▸ Prompt:
Return each line of the listing that contains the string "Write".

[BEGIN Material]

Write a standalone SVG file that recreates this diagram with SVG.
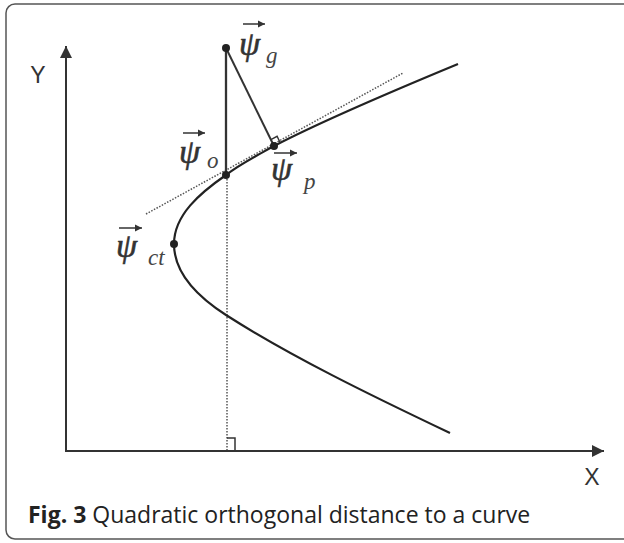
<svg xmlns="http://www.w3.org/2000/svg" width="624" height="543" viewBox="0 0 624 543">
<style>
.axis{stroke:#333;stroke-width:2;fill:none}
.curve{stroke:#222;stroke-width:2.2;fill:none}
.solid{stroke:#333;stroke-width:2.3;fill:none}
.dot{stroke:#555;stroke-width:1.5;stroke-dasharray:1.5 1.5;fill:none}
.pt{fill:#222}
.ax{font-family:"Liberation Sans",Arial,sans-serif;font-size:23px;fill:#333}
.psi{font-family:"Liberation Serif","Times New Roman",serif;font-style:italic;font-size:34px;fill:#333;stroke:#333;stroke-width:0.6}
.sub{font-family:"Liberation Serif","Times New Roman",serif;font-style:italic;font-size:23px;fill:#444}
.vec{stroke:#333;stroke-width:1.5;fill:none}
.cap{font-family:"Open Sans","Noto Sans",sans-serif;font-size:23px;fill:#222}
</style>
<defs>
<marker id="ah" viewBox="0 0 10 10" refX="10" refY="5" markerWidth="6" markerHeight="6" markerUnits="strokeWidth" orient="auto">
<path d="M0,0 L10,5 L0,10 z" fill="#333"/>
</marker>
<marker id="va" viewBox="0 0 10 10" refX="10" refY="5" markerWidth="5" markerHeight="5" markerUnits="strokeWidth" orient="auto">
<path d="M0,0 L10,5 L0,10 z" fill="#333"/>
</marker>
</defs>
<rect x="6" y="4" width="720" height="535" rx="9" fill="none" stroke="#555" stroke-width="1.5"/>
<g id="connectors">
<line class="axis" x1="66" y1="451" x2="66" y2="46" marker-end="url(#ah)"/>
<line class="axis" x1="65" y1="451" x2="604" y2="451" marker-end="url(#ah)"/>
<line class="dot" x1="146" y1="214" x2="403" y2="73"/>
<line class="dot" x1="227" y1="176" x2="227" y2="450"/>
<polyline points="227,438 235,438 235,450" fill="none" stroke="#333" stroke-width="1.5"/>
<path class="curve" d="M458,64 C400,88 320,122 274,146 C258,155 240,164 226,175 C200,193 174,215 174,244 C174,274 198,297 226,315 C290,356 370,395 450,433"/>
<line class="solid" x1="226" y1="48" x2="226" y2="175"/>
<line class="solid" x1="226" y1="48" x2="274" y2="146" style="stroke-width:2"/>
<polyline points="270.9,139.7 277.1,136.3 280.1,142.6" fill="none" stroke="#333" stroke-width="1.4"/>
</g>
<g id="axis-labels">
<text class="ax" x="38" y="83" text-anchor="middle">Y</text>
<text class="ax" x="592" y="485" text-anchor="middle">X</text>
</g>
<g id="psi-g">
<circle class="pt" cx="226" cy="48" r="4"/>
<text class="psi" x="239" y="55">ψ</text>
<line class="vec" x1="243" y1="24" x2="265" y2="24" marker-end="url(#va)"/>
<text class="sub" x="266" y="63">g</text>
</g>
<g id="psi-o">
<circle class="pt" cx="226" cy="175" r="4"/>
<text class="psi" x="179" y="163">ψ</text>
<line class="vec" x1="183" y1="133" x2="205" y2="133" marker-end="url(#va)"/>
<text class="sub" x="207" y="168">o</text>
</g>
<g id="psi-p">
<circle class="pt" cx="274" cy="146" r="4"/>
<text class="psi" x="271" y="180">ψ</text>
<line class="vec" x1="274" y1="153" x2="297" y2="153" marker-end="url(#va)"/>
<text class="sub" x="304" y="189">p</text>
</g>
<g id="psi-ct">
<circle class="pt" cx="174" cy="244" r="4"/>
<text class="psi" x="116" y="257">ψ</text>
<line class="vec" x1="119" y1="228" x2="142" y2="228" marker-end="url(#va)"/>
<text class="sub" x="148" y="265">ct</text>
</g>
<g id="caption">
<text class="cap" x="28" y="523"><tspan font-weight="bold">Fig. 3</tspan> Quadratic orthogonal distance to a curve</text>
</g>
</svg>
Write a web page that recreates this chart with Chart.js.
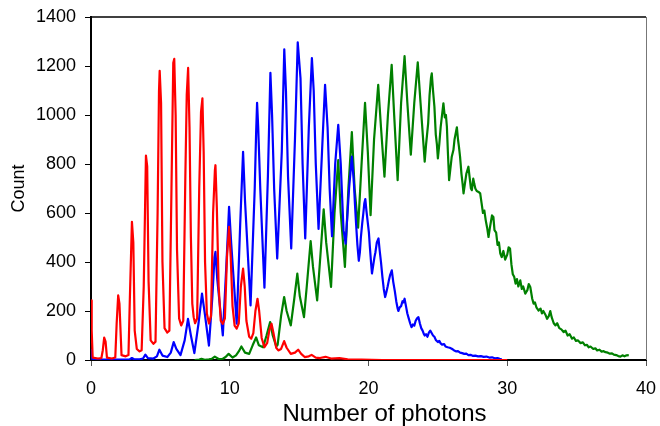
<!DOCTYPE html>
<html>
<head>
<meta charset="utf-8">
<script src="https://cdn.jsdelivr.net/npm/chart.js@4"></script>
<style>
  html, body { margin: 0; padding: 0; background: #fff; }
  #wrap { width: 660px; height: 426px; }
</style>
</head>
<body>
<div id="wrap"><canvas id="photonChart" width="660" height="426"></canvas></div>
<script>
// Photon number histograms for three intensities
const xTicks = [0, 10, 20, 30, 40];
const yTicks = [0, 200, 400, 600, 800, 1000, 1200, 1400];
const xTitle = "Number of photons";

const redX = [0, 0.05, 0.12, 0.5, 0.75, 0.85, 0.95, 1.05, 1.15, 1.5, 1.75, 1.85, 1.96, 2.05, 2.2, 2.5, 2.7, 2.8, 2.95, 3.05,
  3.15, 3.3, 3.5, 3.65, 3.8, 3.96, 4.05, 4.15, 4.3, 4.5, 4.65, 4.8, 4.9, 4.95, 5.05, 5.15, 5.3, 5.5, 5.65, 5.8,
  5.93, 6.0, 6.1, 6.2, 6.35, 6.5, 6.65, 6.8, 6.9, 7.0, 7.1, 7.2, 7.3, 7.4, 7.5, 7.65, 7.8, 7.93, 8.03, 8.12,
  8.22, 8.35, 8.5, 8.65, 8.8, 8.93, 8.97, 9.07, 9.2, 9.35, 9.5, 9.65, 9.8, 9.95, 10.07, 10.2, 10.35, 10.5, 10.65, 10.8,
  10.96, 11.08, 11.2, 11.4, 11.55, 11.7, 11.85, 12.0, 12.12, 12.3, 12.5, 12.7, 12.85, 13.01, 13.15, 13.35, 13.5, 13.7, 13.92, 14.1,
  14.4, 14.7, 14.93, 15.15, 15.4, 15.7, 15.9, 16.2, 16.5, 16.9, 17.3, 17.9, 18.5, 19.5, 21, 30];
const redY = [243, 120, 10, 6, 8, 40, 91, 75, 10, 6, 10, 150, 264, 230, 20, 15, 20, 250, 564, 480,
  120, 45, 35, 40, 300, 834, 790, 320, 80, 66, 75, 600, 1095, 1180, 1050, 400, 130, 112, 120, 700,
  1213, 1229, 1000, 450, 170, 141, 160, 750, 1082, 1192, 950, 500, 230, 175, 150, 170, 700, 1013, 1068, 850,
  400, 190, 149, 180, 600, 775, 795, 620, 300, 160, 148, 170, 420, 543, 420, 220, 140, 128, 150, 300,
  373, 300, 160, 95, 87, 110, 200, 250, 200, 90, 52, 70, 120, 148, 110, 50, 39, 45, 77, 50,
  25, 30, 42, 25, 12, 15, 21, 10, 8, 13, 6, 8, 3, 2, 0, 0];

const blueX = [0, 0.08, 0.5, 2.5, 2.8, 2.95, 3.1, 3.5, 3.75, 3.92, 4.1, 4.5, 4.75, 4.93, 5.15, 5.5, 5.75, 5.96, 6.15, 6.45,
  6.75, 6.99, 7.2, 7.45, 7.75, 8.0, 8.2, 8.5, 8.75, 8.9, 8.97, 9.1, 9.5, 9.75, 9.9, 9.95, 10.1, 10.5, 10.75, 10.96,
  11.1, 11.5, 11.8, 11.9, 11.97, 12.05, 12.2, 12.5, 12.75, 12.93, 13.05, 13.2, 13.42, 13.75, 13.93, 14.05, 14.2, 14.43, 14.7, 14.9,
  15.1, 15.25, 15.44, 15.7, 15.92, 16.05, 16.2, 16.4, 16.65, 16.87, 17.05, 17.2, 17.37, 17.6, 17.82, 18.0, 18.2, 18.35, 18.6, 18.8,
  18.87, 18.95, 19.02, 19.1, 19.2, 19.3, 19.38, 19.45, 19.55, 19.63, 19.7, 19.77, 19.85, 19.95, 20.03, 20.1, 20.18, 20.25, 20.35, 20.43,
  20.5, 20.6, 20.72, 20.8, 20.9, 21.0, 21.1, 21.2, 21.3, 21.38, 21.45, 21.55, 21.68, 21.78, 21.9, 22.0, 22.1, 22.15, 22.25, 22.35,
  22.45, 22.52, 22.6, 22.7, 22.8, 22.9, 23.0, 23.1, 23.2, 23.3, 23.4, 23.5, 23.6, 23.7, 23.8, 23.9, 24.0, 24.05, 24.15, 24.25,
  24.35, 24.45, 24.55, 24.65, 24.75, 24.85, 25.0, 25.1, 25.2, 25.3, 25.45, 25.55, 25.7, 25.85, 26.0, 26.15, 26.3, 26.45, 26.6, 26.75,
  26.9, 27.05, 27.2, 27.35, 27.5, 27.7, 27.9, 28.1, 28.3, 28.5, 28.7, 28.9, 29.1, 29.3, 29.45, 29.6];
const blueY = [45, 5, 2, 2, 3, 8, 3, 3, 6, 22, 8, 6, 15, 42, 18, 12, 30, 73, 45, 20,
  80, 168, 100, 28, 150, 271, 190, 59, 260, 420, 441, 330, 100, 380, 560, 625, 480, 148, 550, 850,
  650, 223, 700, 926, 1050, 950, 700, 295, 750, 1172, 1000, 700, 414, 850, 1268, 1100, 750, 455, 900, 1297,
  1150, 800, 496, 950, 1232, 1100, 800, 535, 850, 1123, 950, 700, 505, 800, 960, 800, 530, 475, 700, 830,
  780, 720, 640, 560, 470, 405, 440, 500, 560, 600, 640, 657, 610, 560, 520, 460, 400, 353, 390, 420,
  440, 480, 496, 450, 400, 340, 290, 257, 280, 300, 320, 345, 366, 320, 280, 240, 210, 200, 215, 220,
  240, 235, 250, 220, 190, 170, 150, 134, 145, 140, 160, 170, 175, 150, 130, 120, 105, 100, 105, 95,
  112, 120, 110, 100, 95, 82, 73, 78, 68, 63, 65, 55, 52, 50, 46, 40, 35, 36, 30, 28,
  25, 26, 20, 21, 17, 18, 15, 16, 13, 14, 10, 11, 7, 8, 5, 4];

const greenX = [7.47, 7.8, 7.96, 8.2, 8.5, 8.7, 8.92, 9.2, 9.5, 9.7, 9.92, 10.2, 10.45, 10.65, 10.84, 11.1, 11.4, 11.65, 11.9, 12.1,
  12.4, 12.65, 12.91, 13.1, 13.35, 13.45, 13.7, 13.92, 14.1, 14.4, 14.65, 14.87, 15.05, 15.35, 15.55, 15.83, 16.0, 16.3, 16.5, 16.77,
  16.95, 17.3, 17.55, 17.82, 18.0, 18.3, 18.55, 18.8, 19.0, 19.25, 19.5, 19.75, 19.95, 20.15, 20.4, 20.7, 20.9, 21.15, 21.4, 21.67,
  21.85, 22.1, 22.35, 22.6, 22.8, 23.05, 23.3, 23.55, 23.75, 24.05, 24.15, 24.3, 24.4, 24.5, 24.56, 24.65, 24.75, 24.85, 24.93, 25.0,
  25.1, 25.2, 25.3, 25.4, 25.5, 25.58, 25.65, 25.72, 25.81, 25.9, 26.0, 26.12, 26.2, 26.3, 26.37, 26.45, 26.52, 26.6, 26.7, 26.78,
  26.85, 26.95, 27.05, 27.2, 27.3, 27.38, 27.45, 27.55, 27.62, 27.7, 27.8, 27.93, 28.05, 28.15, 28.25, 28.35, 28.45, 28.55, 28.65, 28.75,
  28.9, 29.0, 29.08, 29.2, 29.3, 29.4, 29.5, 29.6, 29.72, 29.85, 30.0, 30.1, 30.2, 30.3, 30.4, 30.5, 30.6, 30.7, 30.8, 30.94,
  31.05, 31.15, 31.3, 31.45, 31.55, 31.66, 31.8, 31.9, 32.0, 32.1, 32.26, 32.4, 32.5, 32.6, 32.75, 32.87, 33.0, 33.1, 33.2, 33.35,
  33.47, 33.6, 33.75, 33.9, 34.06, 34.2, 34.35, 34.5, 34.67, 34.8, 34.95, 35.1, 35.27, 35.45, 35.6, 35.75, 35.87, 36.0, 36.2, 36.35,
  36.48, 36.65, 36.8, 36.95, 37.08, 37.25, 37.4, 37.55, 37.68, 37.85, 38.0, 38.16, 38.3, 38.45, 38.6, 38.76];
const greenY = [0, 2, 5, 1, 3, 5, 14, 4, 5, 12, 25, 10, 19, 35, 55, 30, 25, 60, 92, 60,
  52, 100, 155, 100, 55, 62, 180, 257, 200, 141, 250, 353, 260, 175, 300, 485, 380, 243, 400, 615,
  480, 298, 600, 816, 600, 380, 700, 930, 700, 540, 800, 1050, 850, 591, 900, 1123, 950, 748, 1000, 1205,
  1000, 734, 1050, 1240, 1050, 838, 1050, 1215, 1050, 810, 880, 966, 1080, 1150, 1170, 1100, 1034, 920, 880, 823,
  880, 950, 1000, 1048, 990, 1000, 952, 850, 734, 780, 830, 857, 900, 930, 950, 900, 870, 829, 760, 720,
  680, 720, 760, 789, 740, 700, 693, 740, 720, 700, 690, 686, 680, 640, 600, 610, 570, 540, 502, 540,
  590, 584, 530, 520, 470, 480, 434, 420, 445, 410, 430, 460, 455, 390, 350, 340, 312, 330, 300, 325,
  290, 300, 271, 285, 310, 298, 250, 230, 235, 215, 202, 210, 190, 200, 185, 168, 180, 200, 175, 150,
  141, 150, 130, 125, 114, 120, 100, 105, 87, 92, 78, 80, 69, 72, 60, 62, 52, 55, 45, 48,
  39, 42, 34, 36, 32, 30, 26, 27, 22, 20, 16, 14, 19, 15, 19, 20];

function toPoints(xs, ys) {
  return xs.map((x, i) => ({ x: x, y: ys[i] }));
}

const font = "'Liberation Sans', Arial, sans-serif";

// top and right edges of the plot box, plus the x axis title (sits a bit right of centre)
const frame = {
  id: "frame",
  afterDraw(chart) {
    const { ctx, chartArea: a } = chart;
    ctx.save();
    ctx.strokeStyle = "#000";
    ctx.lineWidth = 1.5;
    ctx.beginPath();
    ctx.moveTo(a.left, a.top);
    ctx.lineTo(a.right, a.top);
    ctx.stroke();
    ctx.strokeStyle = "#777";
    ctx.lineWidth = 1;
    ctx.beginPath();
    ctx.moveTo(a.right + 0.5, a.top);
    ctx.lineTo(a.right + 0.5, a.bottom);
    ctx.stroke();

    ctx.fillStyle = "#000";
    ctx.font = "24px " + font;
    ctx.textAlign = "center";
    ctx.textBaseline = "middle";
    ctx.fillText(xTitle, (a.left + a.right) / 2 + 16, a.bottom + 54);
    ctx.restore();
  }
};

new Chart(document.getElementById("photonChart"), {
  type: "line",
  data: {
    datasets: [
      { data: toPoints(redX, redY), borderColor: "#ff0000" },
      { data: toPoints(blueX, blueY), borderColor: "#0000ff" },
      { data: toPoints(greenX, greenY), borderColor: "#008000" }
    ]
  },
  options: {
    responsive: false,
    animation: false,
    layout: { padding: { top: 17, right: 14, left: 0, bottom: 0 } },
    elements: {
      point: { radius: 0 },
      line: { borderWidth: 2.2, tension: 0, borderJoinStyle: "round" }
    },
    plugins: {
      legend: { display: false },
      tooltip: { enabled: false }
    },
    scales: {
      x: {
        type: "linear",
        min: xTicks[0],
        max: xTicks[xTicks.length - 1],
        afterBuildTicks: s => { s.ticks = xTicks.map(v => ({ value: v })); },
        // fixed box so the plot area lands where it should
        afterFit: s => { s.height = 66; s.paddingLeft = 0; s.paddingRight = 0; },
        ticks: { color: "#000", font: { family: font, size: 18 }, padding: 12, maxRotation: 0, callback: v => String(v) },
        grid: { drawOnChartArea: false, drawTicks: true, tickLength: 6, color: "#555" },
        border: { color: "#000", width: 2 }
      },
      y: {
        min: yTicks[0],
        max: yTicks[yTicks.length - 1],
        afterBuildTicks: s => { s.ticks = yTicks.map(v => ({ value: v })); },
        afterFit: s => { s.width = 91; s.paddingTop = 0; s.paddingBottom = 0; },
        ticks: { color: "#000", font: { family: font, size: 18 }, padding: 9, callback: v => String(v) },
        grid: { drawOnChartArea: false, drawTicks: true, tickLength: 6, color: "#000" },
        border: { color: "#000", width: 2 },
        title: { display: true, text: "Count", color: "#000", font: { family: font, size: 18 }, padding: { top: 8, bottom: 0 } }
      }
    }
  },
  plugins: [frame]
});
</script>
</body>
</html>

[END Material]

▸ Task answer:
Write a standalone SVG file that recreates this diagram with SVG.
Write a web page that recreates this chart with Chart.js.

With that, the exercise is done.